## begin
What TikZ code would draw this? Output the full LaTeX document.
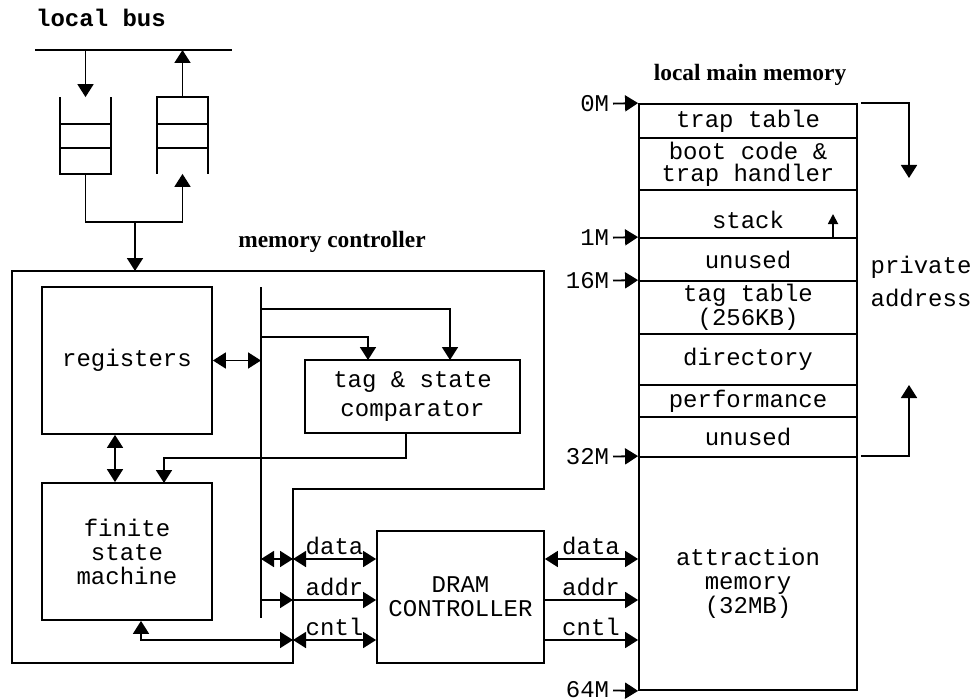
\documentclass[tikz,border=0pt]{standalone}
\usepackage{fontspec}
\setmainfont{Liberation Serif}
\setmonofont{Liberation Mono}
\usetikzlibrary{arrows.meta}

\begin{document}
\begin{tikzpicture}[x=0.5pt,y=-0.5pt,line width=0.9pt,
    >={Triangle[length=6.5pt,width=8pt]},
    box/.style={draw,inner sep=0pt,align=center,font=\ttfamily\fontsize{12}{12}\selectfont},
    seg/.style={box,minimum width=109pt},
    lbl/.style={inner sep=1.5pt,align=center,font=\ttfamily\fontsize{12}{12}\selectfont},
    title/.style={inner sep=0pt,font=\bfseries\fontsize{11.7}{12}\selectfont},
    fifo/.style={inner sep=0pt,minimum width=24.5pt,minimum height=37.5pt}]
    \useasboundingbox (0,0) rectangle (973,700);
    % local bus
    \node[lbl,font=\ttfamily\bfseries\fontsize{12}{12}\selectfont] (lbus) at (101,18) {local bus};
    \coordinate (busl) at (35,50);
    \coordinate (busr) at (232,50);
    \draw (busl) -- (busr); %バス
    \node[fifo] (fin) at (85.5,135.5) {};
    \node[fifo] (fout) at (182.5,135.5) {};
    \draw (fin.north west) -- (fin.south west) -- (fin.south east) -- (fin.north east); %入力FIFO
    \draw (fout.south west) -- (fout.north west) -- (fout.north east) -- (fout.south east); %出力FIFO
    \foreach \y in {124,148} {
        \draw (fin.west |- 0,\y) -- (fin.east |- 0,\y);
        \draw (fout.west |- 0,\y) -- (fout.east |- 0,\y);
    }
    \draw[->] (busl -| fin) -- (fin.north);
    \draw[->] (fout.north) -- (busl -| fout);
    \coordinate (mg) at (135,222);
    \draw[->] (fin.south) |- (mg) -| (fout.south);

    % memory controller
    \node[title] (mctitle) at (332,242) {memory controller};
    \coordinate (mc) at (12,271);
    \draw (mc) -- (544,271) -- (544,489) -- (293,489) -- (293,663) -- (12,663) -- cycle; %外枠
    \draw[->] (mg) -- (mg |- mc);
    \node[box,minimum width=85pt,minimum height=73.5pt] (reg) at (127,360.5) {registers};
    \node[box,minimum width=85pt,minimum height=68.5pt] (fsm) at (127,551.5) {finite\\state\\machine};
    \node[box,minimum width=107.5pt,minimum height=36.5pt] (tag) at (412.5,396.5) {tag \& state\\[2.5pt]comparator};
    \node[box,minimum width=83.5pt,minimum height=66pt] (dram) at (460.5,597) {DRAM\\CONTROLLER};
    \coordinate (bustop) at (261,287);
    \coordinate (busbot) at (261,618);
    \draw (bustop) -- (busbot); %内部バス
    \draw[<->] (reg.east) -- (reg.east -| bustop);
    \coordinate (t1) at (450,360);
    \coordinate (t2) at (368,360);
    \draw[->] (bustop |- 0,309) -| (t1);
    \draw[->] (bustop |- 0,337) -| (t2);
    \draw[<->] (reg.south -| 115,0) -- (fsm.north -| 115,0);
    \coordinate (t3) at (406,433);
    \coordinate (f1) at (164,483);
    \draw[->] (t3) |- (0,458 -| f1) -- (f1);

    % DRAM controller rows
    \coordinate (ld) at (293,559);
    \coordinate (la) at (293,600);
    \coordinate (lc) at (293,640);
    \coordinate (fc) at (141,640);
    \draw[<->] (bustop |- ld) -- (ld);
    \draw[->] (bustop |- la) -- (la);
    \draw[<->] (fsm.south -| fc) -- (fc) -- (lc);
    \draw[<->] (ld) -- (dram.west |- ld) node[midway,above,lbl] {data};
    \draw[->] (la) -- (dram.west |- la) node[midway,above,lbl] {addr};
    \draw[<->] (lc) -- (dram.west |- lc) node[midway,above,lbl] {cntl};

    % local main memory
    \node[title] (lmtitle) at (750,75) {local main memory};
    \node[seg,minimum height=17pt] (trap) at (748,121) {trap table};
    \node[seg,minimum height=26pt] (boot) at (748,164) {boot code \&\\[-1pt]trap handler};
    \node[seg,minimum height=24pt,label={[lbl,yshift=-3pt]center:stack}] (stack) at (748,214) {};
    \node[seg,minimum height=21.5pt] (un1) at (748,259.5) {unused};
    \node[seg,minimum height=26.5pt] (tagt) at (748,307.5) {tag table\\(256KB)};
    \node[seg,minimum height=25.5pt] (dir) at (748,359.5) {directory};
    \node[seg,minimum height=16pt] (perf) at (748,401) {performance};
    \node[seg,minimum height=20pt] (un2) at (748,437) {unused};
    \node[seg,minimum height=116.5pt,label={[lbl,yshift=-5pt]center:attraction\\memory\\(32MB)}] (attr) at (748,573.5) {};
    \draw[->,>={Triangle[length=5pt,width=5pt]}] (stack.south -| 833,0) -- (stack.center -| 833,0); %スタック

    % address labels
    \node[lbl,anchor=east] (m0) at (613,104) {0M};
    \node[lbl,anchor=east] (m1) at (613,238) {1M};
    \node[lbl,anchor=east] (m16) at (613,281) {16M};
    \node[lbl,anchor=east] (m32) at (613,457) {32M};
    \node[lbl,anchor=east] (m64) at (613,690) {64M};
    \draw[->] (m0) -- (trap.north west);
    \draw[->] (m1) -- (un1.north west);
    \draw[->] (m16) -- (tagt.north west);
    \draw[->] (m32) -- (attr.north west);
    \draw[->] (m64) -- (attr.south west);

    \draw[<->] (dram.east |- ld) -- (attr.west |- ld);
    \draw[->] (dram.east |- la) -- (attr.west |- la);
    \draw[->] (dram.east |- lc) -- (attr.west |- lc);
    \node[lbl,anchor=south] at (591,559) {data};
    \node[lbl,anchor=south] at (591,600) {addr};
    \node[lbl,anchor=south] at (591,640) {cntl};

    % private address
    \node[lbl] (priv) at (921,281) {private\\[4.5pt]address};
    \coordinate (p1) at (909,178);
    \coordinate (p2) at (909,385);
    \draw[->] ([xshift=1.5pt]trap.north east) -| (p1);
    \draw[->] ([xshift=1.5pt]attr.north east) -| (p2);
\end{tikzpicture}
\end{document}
## end
◆ **GOAL OF THE EXERCISE**: Write out exactly the opening lines of the data, stopping after the line that holds "(mg) -| (fout.south);". Exclude pictures.

◆ **THE ANSWER**:
What TikZ code would draw this? Output the full LaTeX document.
\documentclass[tikz,border=0pt]{standalone}
\usepackage{fontspec}
\setmainfont{Liberation Serif}
\setmonofont{Liberation Mono}
\usetikzlibrary{arrows.meta}

\begin{document}
\begin{tikzpicture}[x=0.5pt,y=-0.5pt,line width=0.9pt,
    >={Triangle[length=6.5pt,width=8pt]},
    box/.style={draw,inner sep=0pt,align=center,font=\ttfamily\fontsize{12}{12}\selectfont},
    seg/.style={box,minimum width=109pt},
    lbl/.style={inner sep=1.5pt,align=center,font=\ttfamily\fontsize{12}{12}\selectfont},
    title/.style={inner sep=0pt,font=\bfseries\fontsize{11.7}{12}\selectfont},
    fifo/.style={inner sep=0pt,minimum width=24.5pt,minimum height=37.5pt}]
    \useasboundingbox (0,0) rectangle (973,700);
    % local bus
    \node[lbl,font=\ttfamily\bfseries\fontsize{12}{12}\selectfont] (lbus) at (101,18) {local bus};
    \coordinate (busl) at (35,50);
    \coordinate (busr) at (232,50);
    \draw (busl) -- (busr); %バス
    \node[fifo] (fin) at (85.5,135.5) {};
    \node[fifo] (fout) at (182.5,135.5) {};
    \draw (fin.north west) -- (fin.south west) -- (fin.south east) -- (fin.north east); %入力FIFO
    \draw (fout.south west) -- (fout.north west) -- (fout.north east) -- (fout.south east); %出力FIFO
    \foreach \y in {124,148} {
        \draw (fin.west |- 0,\y) -- (fin.east |- 0,\y);
        \draw (fout.west |- 0,\y) -- (fout.east |- 0,\y);
    }
    \draw[->] (busl -| fin) -- (fin.north);
    \draw[->] (fout.north) -- (busl -| fout);
    \coordinate (mg) at (135,222);
    \draw[->] (fin.south) |- (mg) -| (fout.south);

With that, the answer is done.